**Recorded data**
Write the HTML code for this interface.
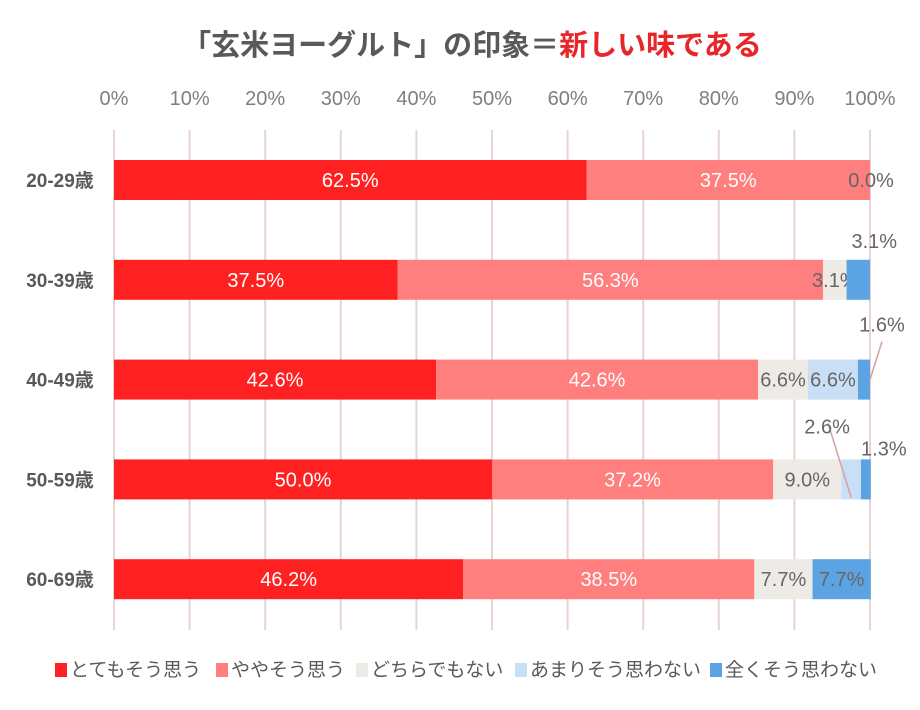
<!DOCTYPE html>
<html><head><meta charset="utf-8"><style>
body{margin:0;background:#fff;}
svg text{font-family:"Liberation Sans","Noto Sans CJK JP",sans-serif;}
</style></head><body>
<svg id="c" width="920" height="705" xmlns="http://www.w3.org/2000/svg">
<text x="472" y="55" text-anchor="middle" font-size="29" font-weight="bold" fill="#595959">「玄米ヨーグルト」の印象＝<tspan fill="#E8262A">新しい味である</tspan></text>
</svg>
<script>
const categories=["20-29歳","30-39歳","40-49歳","50-59歳","60-69歳"];
const seriesNames=["とてもそう思う","ややそう思う","どちらでもない","あまりそう思わない","全くそう思わない"];
const s1=[62.5,37.5,42.6,50.0,46.2];
const s2=[37.5,56.3,42.6,37.2,38.5];
const s3=[0,3.1,6.6,9.0,7.7];
const s4=[0,0,6.6,2.6,0];
const s5=[0,3.1,1.6,1.3,7.7];
const ticks=[0,10,20,30,40,50,60,70,80,90,100];
const series=[s1,s2,s3,s4,s5];
const colors=["#FF2121","#FF7F7F","#EEEBE6","#C9DFF5","#5BA3E3"];
const txtCol=["#fff","#fff","#666","#666","#666"];
const svg=document.getElementById('c');
const NS="http://www.w3.org/2000/svg";
const x=v=>114+v*7.56;
const y=i=>180+i*99.8;
function mk(t,a,txt){const e=document.createElementNS(NS,t);for(const k in a)e.setAttribute(k,a[k]);if(txt!==undefined)e.textContent=txt;svg.appendChild(e);return e;}
ticks.forEach(t=>{
 const g=mk('line',{x1:x(t),x2:x(t),y1:130,y2:630,stroke:'#E6D3D3','stroke-width':2});
 
 
 const l=mk('text',{x:x(t),y:105,'text-anchor':'middle','font-size':20,fill:'#7f7f7f'},t+'%');
 
 
});
const outside={"1-4":{dx:16,dy:-32},"2-4":{dx:18,dy:-48,line:true},"3-3":{dx:-24,dy:-46,line:true},"3-4":{dx:18,dy:-24}};
categories.forEach((c,i)=>{
 const cl=mk('text',{x:60,y:y(i)+7,'text-anchor':'middle','font-size':19,'font-weight':'bold',fill:'#595959'},c);
 
 
 let acc=0;
 series.forEach((s,j)=>{
  const v=s[i];const x0=x(acc),x1=x(acc+v);acc+=v;
  if(v>0){
   const r=mk('rect',{x:x0,y:y(i)-20,width:x1-x0,height:40,fill:colors[j]});
   
   
  }
  const key=i+'-'+j;
  if(i===0&&j>=2){ if(j===2){const t=mk('text',{x:x1+1,y:y(i)+7,'text-anchor':'middle','font-size':20,fill:'#666'},'0.0%');} return;}
  if(v===0)return;
  const cx=(x0+x1)/2;
  if(outside[key]){
   const o=outside[key];
   if(o.line){const ln=mk('line',{x1:j===4?x1:cx,y1:j===4?y(i):y(i)+18,x2:cx+o.dx+(j===4?0:1),y2:y(i)+o.dy+18-(j===4?8:28),stroke:'#D9A0A0','stroke-width':1.5});}
   const t=mk('text',{x:cx+o.dx,y:y(i)+o.dy,'text-anchor':'middle','font-size':20,fill:'#666'},v.toFixed(1)+'%');
   
   
  } else {
   const t=mk('text',{x:cx,y:y(i)+7,'text-anchor':'middle','font-size':20,fill:txtCol[j]},v.toFixed(1)+'%');
   
   
  }
 });
});
const lx=[55,216,356,515,710];
seriesNames.forEach((n,j)=>{
 const r=mk('rect',{x:lx[j],y:663,width:12,height:14,fill:colors[j]});
 
 
 const t=mk('text',{x:lx[j]+15,y:676,'font-size':19,fill:'#595959'},n);
 
 
});
</script>
</body></html>
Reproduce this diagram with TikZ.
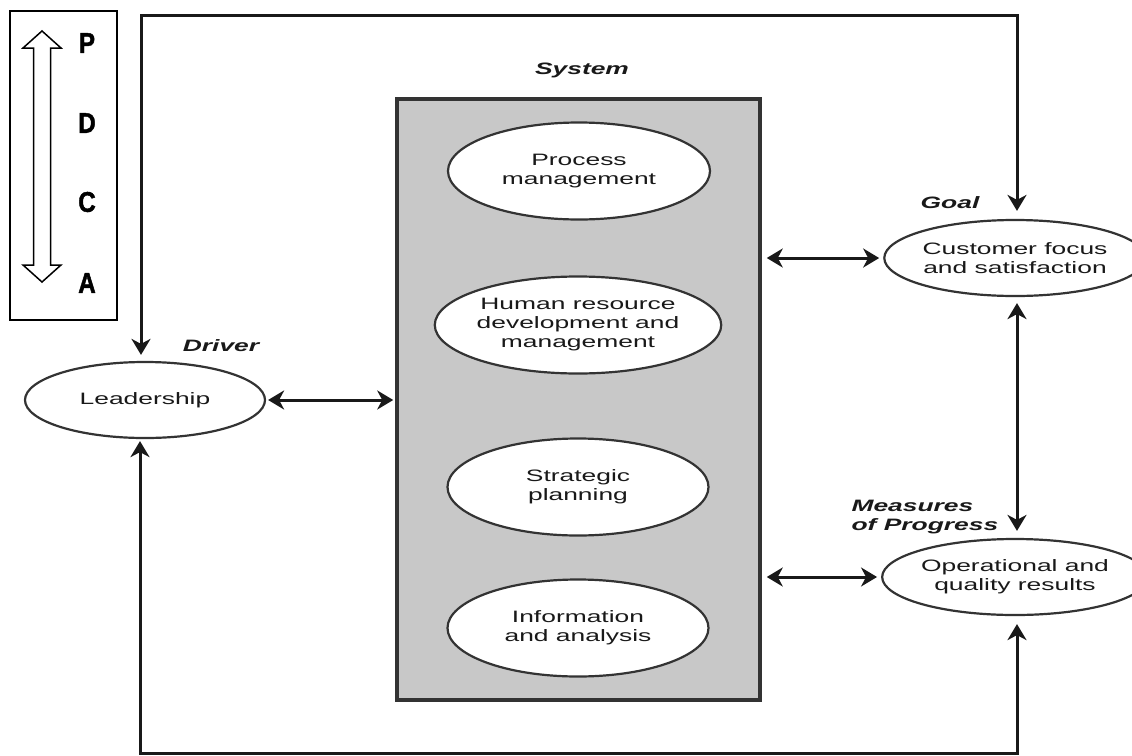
\documentclass[tikz,border=0pt]{standalone}
\usepackage{fontspec}
\usetikzlibrary{arrows.meta,shapes.geometric}
\newfontfamily\diagfont{Liberation Sans}[FakeStretch=1.6]
\newfontfamily\pdcafont{Liberation Sans Bold}[FakeStretch=0.85,FakeBold=1.5]
\definecolor{boxgray}{HTML}{C8C8C8}
\definecolor{edgegray}{HTML}{333333}
\begin{document}
\begin{tikzpicture}[x=1pt,y=-1pt,
  txt/.style={font=\diagfont\fontsize{16.5}{19}\selectfont, align=center, text=black!90},
  lab/.style={font=\diagfont\bfseries\itshape\fontsize{16.5}{19}\selectfont, text=black!90},
  oval/.style={ellipse, draw=edgegray, line width=2.2pt, fill=white, inner sep=0pt, txt},
  conn/.style={line width=3pt, black!90, {Stealth[length=16pt,width=19pt,inset=5pt]}-{Stealth[length=16pt,width=19pt,inset=5pt]}},
  pdcaletter/.style={font=\pdcafont\fontsize{28.5}{28.5}\selectfont}]
\useasboundingbox (0,0) rectangle (1132,755);

% PDCA legend
\draw[line width=2pt] (10,11) rectangle (117,320);
\draw[line width=1.5pt, fill=white]
  (42,31) -- (61,48) -- (50.5,48) -- (50.5,265) -- (61,265) -- (42,282)
  -- (23,265) -- (33.5,265) -- (33.5,48) -- (23,48) -- cycle;
\node[pdcaletter] (p) at (87,43) {P};
\node[pdcaletter] (d) at (87,123) {D};
\node[pdcaletter] (c) at (87,202) {C};
\node[pdcaletter] (a) at (87,283) {A};

% System block
\node[rectangle, draw=edgegray, line width=3.5pt, fill=boxgray,
      minimum width=363pt, minimum height=601pt, inner sep=0pt] (sys) at (578.5,399.5) {};
\node[lab] (syslab) at (582,70) {System};
\node[oval, minimum width=262pt, minimum height=97pt] (proc) at (579,171) {Process\\management};
\node[oval, minimum width=261pt, minimum height=97pt] (hr) at (578,325) {Human resource\\development and\\management};
\node[oval, minimum width=261pt, minimum height=97pt] (strat) at (578,487) {Strategic\\planning};
\node[oval, minimum width=261pt, minimum height=97pt] (info) at (578,628) {Information\\and analysis};

% Driver, goal and measures
\node[oval, minimum width=240pt, minimum height=76pt] (lead) at (145,400) {Leadership};
\node[lab] (drvlab) at (221,346) {Driver};
\node[oval, minimum width=236pt, minimum height=76pt] (cust) at (1015,258) {Customer focus\\and satisfaction};
\node[lab] (goallab) at (950,203) {Goal};
\node[oval, minimum width=236pt, minimum height=76pt] (ops) at (1015,577) {Operational and\\quality results};
\node[lab, align=left, anchor=west] (meslab) at (848,517) {Measures\\of Progress};

% Feedback loop corners
\coordinate (tl) at (141,15);
\coordinate (tr) at (1017,15);
\coordinate (bl) at (140,753);
\coordinate (br) at (1017,753);

% Connectors
\draw[conn, shorten <=2pt, shorten >=2pt] (lead.east) -- (lead.east -| sys.west);
\draw[conn, shorten <=5pt, shorten >=4pt] (sys.east |- cust.west) -- (cust.west);
\draw[conn, shorten <=5pt, shorten >=4pt] (sys.east |- ops.west) -- (ops.west);
\draw[conn, shorten <=6pt, shorten >=7pt] (cust.south -| tr) -- (ops.north -| tr);
\draw[conn, shorten <=6pt, shorten >=8pt, line join=miter]
  (lead.north -| tl) -- (tl) -- (tr) -- (cust.north -| tr);
\draw[conn, shorten <=2pt, shorten >=8pt, line join=miter]
  (lead.south -| bl) -- (bl) -- (br) -- (ops.south -| br);
\end{tikzpicture}
\end{document}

**Task objective**
Take the lines above starting at the one containing "Reproduce this diagram with TikZ." and ending at the one containing "(a) at (87,283)", and print them again exactly, without pictures.

**Exercise answer**
Reproduce this diagram with TikZ.
\documentclass[tikz,border=0pt]{standalone}
\usepackage{fontspec}
\usetikzlibrary{arrows.meta,shapes.geometric}
\newfontfamily\diagfont{Liberation Sans}[FakeStretch=1.6]
\newfontfamily\pdcafont{Liberation Sans Bold}[FakeStretch=0.85,FakeBold=1.5]
\definecolor{boxgray}{HTML}{C8C8C8}
\definecolor{edgegray}{HTML}{333333}
\begin{document}
\begin{tikzpicture}[x=1pt,y=-1pt,
  txt/.style={font=\diagfont\fontsize{16.5}{19}\selectfont, align=center, text=black!90},
  lab/.style={font=\diagfont\bfseries\itshape\fontsize{16.5}{19}\selectfont, text=black!90},
  oval/.style={ellipse, draw=edgegray, line width=2.2pt, fill=white, inner sep=0pt, txt},
  conn/.style={line width=3pt, black!90, {Stealth[length=16pt,width=19pt,inset=5pt]}-{Stealth[length=16pt,width=19pt,inset=5pt]}},
  pdcaletter/.style={font=\pdcafont\fontsize{28.5}{28.5}\selectfont}]
\useasboundingbox (0,0) rectangle (1132,755);

% PDCA legend
\draw[line width=2pt] (10,11) rectangle (117,320);
\draw[line width=1.5pt, fill=white]
  (42,31) -- (61,48) -- (50.5,48) -- (50.5,265) -- (61,265) -- (42,282)
  -- (23,265) -- (33.5,265) -- (33.5,48) -- (23,48) -- cycle;
\node[pdcaletter] (p) at (87,43) {P};
\node[pdcaletter] (d) at (87,123) {D};
\node[pdcaletter] (c) at (87,202) {C};
\node[pdcaletter] (a) at (87,283) {A};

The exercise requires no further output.